Source data >>
----------------------------------------

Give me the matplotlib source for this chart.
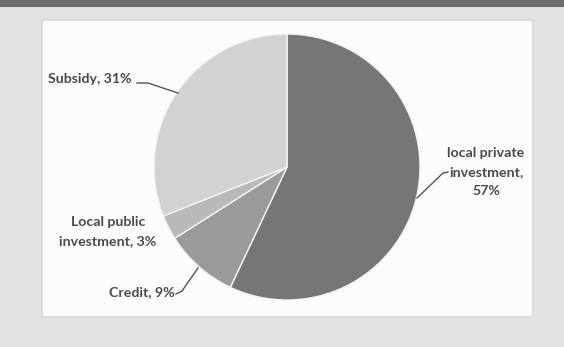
import matplotlib
matplotlib.use("Agg")
import matplotlib.pyplot as plt
from matplotlib.patches import Rectangle

categories = ["local private\ninvestment,", "Credit,", "Local public\ninvestment,", "Subsidy,"]
values = [57, 9, 3, 31]
pct_labels = ["57%", "9%", "3%", "31%"]
colors = ["#767676", "#9a9a9a", "#b9b9b9", "#d2d2d2"]

W, H = 564, 347
fig = plt.figure(figsize=(W / 100, H / 100), dpi=100)
fig.patch.set_facecolor("#e3e3e3")
ax = fig.add_axes([0, 0, 1, 1])
ax.set_xlim(0, W)
ax.set_ylim(0, H)
ax.set_aspect("equal")
ax.axis("off")

def Y(y):
    return H - y

# top dark band
ax.add_patch(Rectangle((0, Y(7)), W, 7, facecolor="#6e6e6e", edgecolor="none", zorder=0))
# white panel
ax.add_patch(Rectangle((42, Y(317)), 533 - 42, 317 - 20, facecolor="#fcfcfc",
                       edgecolor="#dadada", linewidth=1.5, zorder=0))

cx, cy, r = 287, Y(167), 133
ax.pie(values, colors=colors, startangle=90, counterclock=False,
       center=(cx, cy), radius=r, frame=True,
       wedgeprops=dict(edgecolor="#f4f4f4", linewidth=1.0))
ax.set_xlim(0, W)
ax.set_ylim(0, H)
ax.axis("off")

tc = "#4a4a4a"
font = dict(family=["Lato", "DejaVu Sans"], fontweight="bold", fontsize=10.2, color=tc)

# local private investment
ax.text(486, Y(172), categories[0] + "\n" + pct_labels[0], ha="center", va="center",
        linespacing=1.7, **font)
ax.plot([417, 443, 448], [Y(198), Y(173), Y(172)], color="#555555", lw=1.0)

# Credit
ax.text(175, Y(292), categories[1] + " " + pct_labels[1], ha="right", va="center", **font)
ax.plot([176, 182, 198], [Y(294), Y(291), Y(268)], color="#555555", lw=1.0)

# Local public investment
ax.text(108, Y(231.5), categories[2] + " " + pct_labels[2], ha="center", va="center",
        linespacing=1.65, **font)

# Subsidy
ax.text(48, Y(79), categories[3] + " " + pct_labels[3], ha="left", va="center", **font)
ax.plot([137, 148, 178], [Y(83), Y(83), Y(93)], color="#555555", lw=1.0)

fig.savefig("out.png", dpi=100, facecolor=fig.get_facecolor())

----------------------------------------

Exercise details >> The listing above needs to be output again exactly. Don't include the pictures.

Result of the exercise >>
Give me the matplotlib source for this chart.
import matplotlib
matplotlib.use("Agg")
import matplotlib.pyplot as plt
from matplotlib.patches import Rectangle

categories = ["local private\ninvestment,", "Credit,", "Local public\ninvestment,", "Subsidy,"]
values = [57, 9, 3, 31]
pct_labels = ["57%", "9%", "3%", "31%"]
colors = ["#767676", "#9a9a9a", "#b9b9b9", "#d2d2d2"]

W, H = 564, 347
fig = plt.figure(figsize=(W / 100, H / 100), dpi=100)
fig.patch.set_facecolor("#e3e3e3")
ax = fig.add_axes([0, 0, 1, 1])
ax.set_xlim(0, W)
ax.set_ylim(0, H)
ax.set_aspect("equal")
ax.axis("off")

def Y(y):
    return H - y

# top dark band
ax.add_patch(Rectangle((0, Y(7)), W, 7, facecolor="#6e6e6e", edgecolor="none", zorder=0))
# white panel
ax.add_patch(Rectangle((42, Y(317)), 533 - 42, 317 - 20, facecolor="#fcfcfc",
                       edgecolor="#dadada", linewidth=1.5, zorder=0))

cx, cy, r = 287, Y(167), 133
ax.pie(values, colors=colors, startangle=90, counterclock=False,
       center=(cx, cy), radius=r, frame=True,
       wedgeprops=dict(edgecolor="#f4f4f4", linewidth=1.0))
ax.set_xlim(0, W)
ax.set_ylim(0, H)
ax.axis("off")

tc = "#4a4a4a"
font = dict(family=["Lato", "DejaVu Sans"], fontweight="bold", fontsize=10.2, color=tc)

# local private investment
ax.text(486, Y(172), categories[0] + "\n" + pct_labels[0], ha="center", va="center",
        linespacing=1.7, **font)
ax.plot([417, 443, 448], [Y(198), Y(173), Y(172)], color="#555555", lw=1.0)

# Credit
ax.text(175, Y(292), categories[1] + " " + pct_labels[1], ha="right", va="center", **font)
ax.plot([176, 182, 198], [Y(294), Y(291), Y(268)], color="#555555", lw=1.0)

# Local public investment
ax.text(108, Y(231.5), categories[2] + " " + pct_labels[2], ha="center", va="center",
        linespacing=1.65, **font)

# Subsidy
ax.text(48, Y(79), categories[3] + " " + pct_labels[3], ha="left", va="center", **font)
ax.plot([137, 148, 178], [Y(83), Y(83), Y(93)], color="#555555", lw=1.0)

fig.savefig("out.png", dpi=100, facecolor=fig.get_facecolor())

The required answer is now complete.